REQUIRED WORK
Only the lines from the start of the data through the line with "27.8, 21.8, 13.2, 8, 5.5, 4.1, 2, 1, 0.2, 0.1, 0.1]" belong in the copy. Restate them word for word, minus the pictures.

────

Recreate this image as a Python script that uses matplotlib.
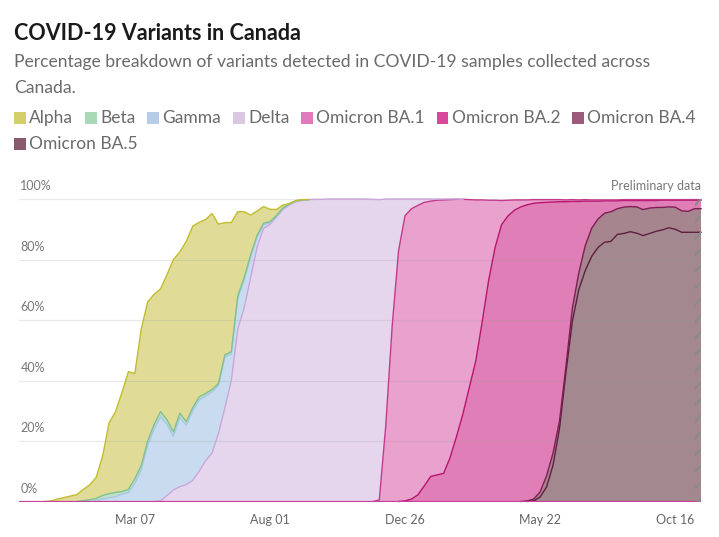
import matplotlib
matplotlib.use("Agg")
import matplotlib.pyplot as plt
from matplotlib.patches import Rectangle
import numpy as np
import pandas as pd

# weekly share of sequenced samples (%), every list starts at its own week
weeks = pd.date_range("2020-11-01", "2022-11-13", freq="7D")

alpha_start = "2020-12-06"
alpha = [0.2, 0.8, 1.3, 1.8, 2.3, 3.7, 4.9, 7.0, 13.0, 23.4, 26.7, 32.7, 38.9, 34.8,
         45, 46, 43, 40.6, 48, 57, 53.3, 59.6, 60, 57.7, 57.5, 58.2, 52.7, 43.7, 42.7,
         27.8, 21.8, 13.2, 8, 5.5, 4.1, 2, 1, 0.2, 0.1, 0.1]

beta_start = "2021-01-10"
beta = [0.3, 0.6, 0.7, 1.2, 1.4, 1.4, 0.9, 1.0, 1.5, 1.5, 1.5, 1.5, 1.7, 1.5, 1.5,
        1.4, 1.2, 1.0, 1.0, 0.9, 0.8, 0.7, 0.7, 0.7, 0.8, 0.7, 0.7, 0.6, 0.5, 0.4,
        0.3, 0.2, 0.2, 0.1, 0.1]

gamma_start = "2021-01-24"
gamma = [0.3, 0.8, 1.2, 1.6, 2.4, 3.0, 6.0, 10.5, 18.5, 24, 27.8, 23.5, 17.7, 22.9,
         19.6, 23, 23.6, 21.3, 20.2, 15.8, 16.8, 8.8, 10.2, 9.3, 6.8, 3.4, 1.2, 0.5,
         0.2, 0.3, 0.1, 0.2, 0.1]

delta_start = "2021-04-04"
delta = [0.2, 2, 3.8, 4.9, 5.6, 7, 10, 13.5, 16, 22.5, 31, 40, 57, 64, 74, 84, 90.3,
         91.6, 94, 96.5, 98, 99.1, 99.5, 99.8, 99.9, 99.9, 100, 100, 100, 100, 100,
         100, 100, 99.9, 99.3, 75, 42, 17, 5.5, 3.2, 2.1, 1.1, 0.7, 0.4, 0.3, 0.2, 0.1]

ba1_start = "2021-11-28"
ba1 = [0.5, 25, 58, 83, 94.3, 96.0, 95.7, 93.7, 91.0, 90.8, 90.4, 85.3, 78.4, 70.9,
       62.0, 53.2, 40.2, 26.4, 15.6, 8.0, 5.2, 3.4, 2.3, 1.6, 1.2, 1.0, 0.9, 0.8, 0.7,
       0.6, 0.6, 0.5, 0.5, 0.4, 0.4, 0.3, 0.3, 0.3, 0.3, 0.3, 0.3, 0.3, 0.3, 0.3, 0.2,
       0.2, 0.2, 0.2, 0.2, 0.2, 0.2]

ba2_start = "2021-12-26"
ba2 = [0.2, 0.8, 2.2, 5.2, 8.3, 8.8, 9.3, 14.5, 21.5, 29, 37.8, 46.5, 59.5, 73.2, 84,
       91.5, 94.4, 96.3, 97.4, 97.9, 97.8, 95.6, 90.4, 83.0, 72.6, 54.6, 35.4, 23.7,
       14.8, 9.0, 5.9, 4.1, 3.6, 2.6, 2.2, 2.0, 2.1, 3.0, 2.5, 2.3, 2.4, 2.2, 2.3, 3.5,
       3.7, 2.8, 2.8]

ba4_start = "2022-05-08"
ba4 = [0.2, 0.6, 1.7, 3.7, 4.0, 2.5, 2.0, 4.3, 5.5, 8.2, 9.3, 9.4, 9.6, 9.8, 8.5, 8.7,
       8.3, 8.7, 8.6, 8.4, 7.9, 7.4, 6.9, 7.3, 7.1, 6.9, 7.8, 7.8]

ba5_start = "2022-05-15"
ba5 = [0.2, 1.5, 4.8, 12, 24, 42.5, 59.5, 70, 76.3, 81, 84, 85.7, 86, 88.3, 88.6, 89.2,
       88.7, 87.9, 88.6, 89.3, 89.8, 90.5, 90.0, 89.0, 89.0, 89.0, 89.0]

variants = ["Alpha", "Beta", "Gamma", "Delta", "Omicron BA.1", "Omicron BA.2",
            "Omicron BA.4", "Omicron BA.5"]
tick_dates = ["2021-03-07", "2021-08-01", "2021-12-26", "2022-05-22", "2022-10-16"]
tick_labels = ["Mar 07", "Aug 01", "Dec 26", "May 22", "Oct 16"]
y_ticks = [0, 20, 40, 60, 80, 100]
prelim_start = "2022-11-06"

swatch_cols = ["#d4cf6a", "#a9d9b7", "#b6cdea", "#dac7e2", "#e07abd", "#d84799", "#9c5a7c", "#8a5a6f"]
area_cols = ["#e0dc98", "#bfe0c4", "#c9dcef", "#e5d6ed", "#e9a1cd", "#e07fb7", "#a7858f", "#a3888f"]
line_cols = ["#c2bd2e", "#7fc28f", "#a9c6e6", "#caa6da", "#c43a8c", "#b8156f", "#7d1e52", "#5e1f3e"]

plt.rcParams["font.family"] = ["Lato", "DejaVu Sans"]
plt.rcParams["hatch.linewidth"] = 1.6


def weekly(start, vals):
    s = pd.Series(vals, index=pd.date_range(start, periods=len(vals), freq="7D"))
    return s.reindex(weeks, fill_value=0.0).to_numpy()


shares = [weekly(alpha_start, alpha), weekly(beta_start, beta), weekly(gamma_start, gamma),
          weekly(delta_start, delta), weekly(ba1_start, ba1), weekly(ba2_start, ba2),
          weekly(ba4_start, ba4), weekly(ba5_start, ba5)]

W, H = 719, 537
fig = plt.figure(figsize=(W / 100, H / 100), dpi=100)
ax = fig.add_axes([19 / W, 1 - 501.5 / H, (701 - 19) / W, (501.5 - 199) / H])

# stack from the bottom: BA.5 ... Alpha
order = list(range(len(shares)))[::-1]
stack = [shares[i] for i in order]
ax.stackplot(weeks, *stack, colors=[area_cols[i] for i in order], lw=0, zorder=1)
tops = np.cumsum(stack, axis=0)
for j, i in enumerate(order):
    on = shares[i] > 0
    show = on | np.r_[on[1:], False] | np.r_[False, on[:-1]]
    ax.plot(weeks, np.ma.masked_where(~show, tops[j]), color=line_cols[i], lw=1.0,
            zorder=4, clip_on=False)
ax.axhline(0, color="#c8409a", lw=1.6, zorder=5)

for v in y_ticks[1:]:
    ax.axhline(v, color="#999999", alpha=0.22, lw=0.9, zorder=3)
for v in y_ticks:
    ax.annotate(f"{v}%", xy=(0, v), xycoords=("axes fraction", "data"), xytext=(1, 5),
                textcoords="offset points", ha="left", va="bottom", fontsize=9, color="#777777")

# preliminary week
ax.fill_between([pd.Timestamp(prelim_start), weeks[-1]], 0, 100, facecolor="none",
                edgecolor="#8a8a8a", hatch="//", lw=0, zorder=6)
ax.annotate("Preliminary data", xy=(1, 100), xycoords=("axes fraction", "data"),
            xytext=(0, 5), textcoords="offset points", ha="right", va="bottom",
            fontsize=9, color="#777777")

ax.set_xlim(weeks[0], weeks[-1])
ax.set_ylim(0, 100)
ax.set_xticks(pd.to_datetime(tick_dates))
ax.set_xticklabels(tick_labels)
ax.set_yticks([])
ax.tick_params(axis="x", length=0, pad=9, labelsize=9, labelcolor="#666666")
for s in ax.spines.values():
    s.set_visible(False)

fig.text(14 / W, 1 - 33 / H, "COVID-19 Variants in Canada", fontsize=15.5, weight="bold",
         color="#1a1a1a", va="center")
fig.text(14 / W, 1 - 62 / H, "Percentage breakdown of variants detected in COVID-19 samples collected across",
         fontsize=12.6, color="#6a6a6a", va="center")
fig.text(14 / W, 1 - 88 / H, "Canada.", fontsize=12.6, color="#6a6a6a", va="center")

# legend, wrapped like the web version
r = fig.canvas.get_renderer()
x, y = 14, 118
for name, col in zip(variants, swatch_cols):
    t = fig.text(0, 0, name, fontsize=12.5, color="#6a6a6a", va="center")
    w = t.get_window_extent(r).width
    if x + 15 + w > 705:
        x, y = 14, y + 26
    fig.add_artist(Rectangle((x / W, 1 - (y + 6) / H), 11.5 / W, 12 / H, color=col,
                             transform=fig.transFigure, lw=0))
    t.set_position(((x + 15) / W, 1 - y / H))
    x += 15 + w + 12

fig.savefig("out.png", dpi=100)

────

OUTPUT OF THE TASK
Recreate this image as a Python script that uses matplotlib.
import matplotlib
matplotlib.use("Agg")
import matplotlib.pyplot as plt
from matplotlib.patches import Rectangle
import numpy as np
import pandas as pd

# weekly share of sequenced samples (%), every list starts at its own week
weeks = pd.date_range("2020-11-01", "2022-11-13", freq="7D")

alpha_start = "2020-12-06"
alpha = [0.2, 0.8, 1.3, 1.8, 2.3, 3.7, 4.9, 7.0, 13.0, 23.4, 26.7, 32.7, 38.9, 34.8,
         45, 46, 43, 40.6, 48, 57, 53.3, 59.6, 60, 57.7, 57.5, 58.2, 52.7, 43.7, 42.7,
         27.8, 21.8, 13.2, 8, 5.5, 4.1, 2, 1, 0.2, 0.1, 0.1]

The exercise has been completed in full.